* BEGIN *
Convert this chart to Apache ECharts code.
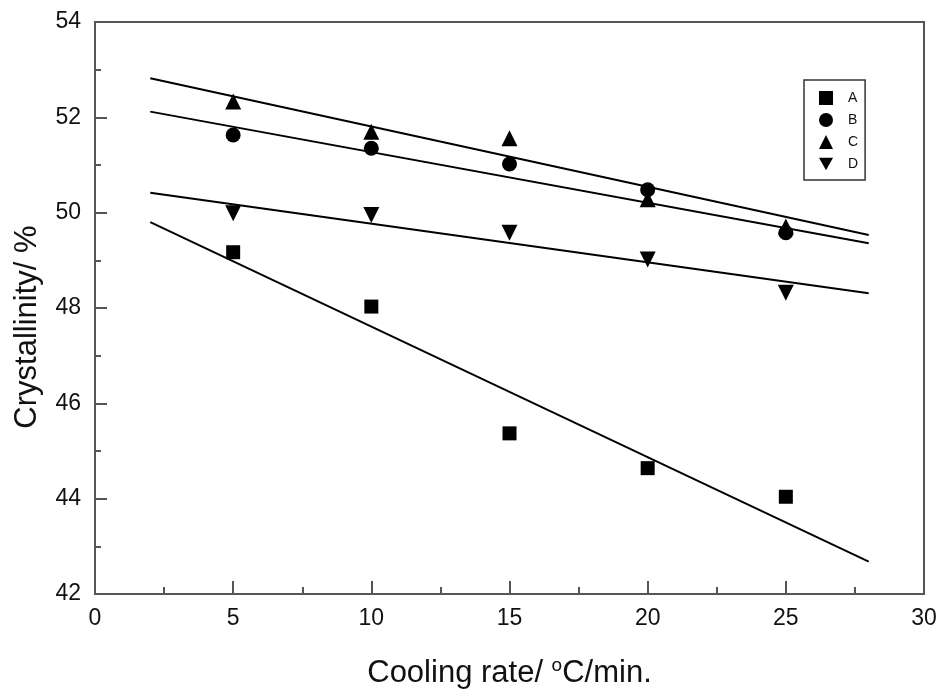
<!DOCTYPE html>
<html>
<head>
<meta charset="utf-8">
<script src="https://cdn.jsdelivr.net/npm/echarts@6/dist/echarts.min.js"></script>
<style>
  html, body { margin: 0; padding: 0; background: #fff; }
  #main { width: 940px; height: 691px; }
</style>
</head>
<body>
<div id="main"></div>
<script>
  // cooling rates where samples were measured
  var rates = [5, 10, 15, 20, 25];
  var seriesA = [49.17, 48.03, 45.37, 44.64, 44.04];
  var seriesB = [51.63, 51.35, 51.02, 50.48, 49.58];
  var seriesC = [52.33, 51.70, 51.56, 50.28, 49.71];
  var seriesD = [49.99, 49.95, 49.58, 49.02, 48.32];
  // fitted lines, end points at x = 2 and x = 28
  var fitX = [2, 28];
  var fitA = [49.80, 42.68];
  var fitB = [52.12, 49.36];
  var fitC = [52.82, 49.53];
  var fitD = [50.42, 48.31];
  var names = ['A', 'B', 'C', 'D'];

  function pts(xs, ys) {
    return xs.map(function (x, i) { return [x, ys[i]]; });
  }

  var fontFam = '"Liberation Sans", Arial, sans-serif';
  var axisCol = '#555';

  var scatterDefs = [
    {name: 'A', data: seriesA, symbol: 'rect', size: 14},
    {name: 'B', data: seriesB, symbol: 'circle', size: 15},
    {name: 'C', data: seriesC, symbol: 'triangle', size: 16},
    {name: 'D', data: seriesD, symbol: 'path://M0,0 L10,0 L5,9 Z', size: 16}
  ];
  var fits = [fitA, fitB, fitC, fitD];

  var series = [];
  fits.forEach(function (f, i) {
    series.push({
      name: 'fit ' + names[i],
      type: 'line',
      data: pts(fitX, f),
      showSymbol: false,
      symbol: 'none',
      silent: true,
      lineStyle: {color: '#000', width: 2},
      z: 2
    });
  });
  scatterDefs.forEach(function (s) {
    series.push({
      name: s.name,
      type: 'scatter',
      data: pts(rates, s.data),
      symbol: s.symbol,
      symbolSize: s.size,
      itemStyle: {color: '#000', opacity: 1},
      z: 3
    });
  });

  var chart = echarts.init(document.getElementById('main'));
  chart.setOption({
    animation: false,
    textStyle: {fontFamily: fontFam},
    grid: {
      left: 95, right: 16, top: 22, bottom: 97,
      outerBoundsMode: 'none',
      show: true, borderColor: axisCol, borderWidth: 2
    },
    legend: {
      data: names,
      orient: 'vertical',
      left: 804, top: 80,
      padding: [11, 7, 9, 15],
      itemWidth: 14, itemHeight: 14, itemGap: 8,
      borderColor: '#333', borderWidth: 1.5,
      textStyle: {color: '#111', fontSize: 14, padding: [0, 0, 0, 10]},
      itemStyle: {color: '#000', opacity: 1}
    },
    xAxis: {
      type: 'value',
      min: 0, max: 30, interval: 5,
      name: 'Cooling rate/ {sup|o}C/min.',
      nameLocation: 'middle',
      nameGap: 62,
      nameTextStyle: {
        fontSize: 31, color: '#111',
        rich: {sup: {fontSize: 19, verticalAlign: 'top', padding: [0, 0, 15, 0], color: '#111'}}
      },
      axisLine: {lineStyle: {color: axisCol, width: 2}},
      axisTick: {inside: true, length: 13, lineStyle: {color: axisCol, width: 2}},
      minorTick: {show: true, splitNumber: 2, length: 7, lineStyle: {color: axisCol, width: 2}},
      splitLine: {show: false},
      axisLabel: {fontSize: 23, color: '#111', margin: 13}
    },
    yAxis: {
      type: 'value',
      min: 42, max: 54, interval: 2,
      name: 'Crystallinity/ %',
      nameLocation: 'middle',
      nameGap: 52,
      nameTextStyle: {fontSize: 31, color: '#111', padding: [0, 38, 0, 0]},
      axisLine: {lineStyle: {color: axisCol, width: 2}},
      axisTick: {inside: true, length: 12, lineStyle: {color: axisCol, width: 2}},
      minorTick: {show: true, splitNumber: 2, length: 6, lineStyle: {color: axisCol, width: 2}},
      splitLine: {show: false},
      axisLabel: {fontSize: 23, color: '#111', margin: 14}
    },
    series: series
  });
</script>
</body>
</html>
* END *
* Task description:
All of the data above should be transcribed verbatim, with pictures omitted.

* Full answer:
Convert this chart to Apache ECharts code.
<!DOCTYPE html>
<html>
<head>
<meta charset="utf-8">
<script src="https://cdn.jsdelivr.net/npm/echarts@6/dist/echarts.min.js"></script>
<style>
  html, body { margin: 0; padding: 0; background: #fff; }
  #main { width: 940px; height: 691px; }
</style>
</head>
<body>
<div id="main"></div>
<script>
  // cooling rates where samples were measured
  var rates = [5, 10, 15, 20, 25];
  var seriesA = [49.17, 48.03, 45.37, 44.64, 44.04];
  var seriesB = [51.63, 51.35, 51.02, 50.48, 49.58];
  var seriesC = [52.33, 51.70, 51.56, 50.28, 49.71];
  var seriesD = [49.99, 49.95, 49.58, 49.02, 48.32];
  // fitted lines, end points at x = 2 and x = 28
  var fitX = [2, 28];
  var fitA = [49.80, 42.68];
  var fitB = [52.12, 49.36];
  var fitC = [52.82, 49.53];
  var fitD = [50.42, 48.31];
  var names = ['A', 'B', 'C', 'D'];

  function pts(xs, ys) {
    return xs.map(function (x, i) { return [x, ys[i]]; });
  }

  var fontFam = '"Liberation Sans", Arial, sans-serif';
  var axisCol = '#555';

  var scatterDefs = [
    {name: 'A', data: seriesA, symbol: 'rect', size: 14},
    {name: 'B', data: seriesB, symbol: 'circle', size: 15},
    {name: 'C', data: seriesC, symbol: 'triangle', size: 16},
    {name: 'D', data: seriesD, symbol: 'path://M0,0 L10,0 L5,9 Z', size: 16}
  ];
  var fits = [fitA, fitB, fitC, fitD];

  var series = [];
  fits.forEach(function (f, i) {
    series.push({
      name: 'fit ' + names[i],
      type: 'line',
      data: pts(fitX, f),
      showSymbol: false,
      symbol: 'none',
      silent: true,
      lineStyle: {color: '#000', width: 2},
      z: 2
    });
  });
  scatterDefs.forEach(function (s) {
    series.push({
      name: s.name,
      type: 'scatter',
      data: pts(rates, s.data),
      symbol: s.symbol,
      symbolSize: s.size,
      itemStyle: {color: '#000', opacity: 1},
      z: 3
    });
  });

  var chart = echarts.init(document.getElementById('main'));
  chart.setOption({
    animation: false,
    textStyle: {fontFamily: fontFam},
    grid: {
      left: 95, right: 16, top: 22, bottom: 97,
      outerBoundsMode: 'none',
      show: true, borderColor: axisCol, borderWidth: 2
    },
    legend: {
      data: names,
      orient: 'vertical',
      left: 804, top: 80,
      padding: [11, 7, 9, 15],
      itemWidth: 14, itemHeight: 14, itemGap: 8,
      borderColor: '#333', borderWidth: 1.5,
      textStyle: {color: '#111', fontSize: 14, padding: [0, 0, 0, 10]},
      itemStyle: {color: '#000', opacity: 1}
    },
    xAxis: {
      type: 'value',
      min: 0, max: 30, interval: 5,
      name: 'Cooling rate/ {sup|o}C/min.',
      nameLocation: 'middle',
      nameGap: 62,
      nameTextStyle: {
        fontSize: 31, color: '#111',
        rich: {sup: {fontSize: 19, verticalAlign: 'top', padding: [0, 0, 15, 0], color: '#111'}}
      },
      axisLine: {lineStyle: {color: axisCol, width: 2}},
      axisTick: {inside: true, length: 13, lineStyle: {color: axisCol, width: 2}},
      minorTick: {show: true, splitNumber: 2, length: 7, lineStyle: {color: axisCol, width: 2}},
      splitLine: {show: false},
      axisLabel: {fontSize: 23, color: '#111', margin: 13}
    },
    yAxis: {
      type: 'value',
      min: 42, max: 54, interval: 2,
      name: 'Crystallinity/ %',
      nameLocation: 'middle',
      nameGap: 52,
      nameTextStyle: {fontSize: 31, color: '#111', padding: [0, 38, 0, 0]},
      axisLine: {lineStyle: {color: axisCol, width: 2}},
      axisTick: {inside: true, length: 12, lineStyle: {color: axisCol, width: 2}},
      minorTick: {show: true, splitNumber: 2, length: 6, lineStyle: {color: axisCol, width: 2}},
      splitLine: {show: false},
      axisLabel: {fontSize: 23, color: '#111', margin: 14}
    },
    series: series
  });
</script>
</body>
</html>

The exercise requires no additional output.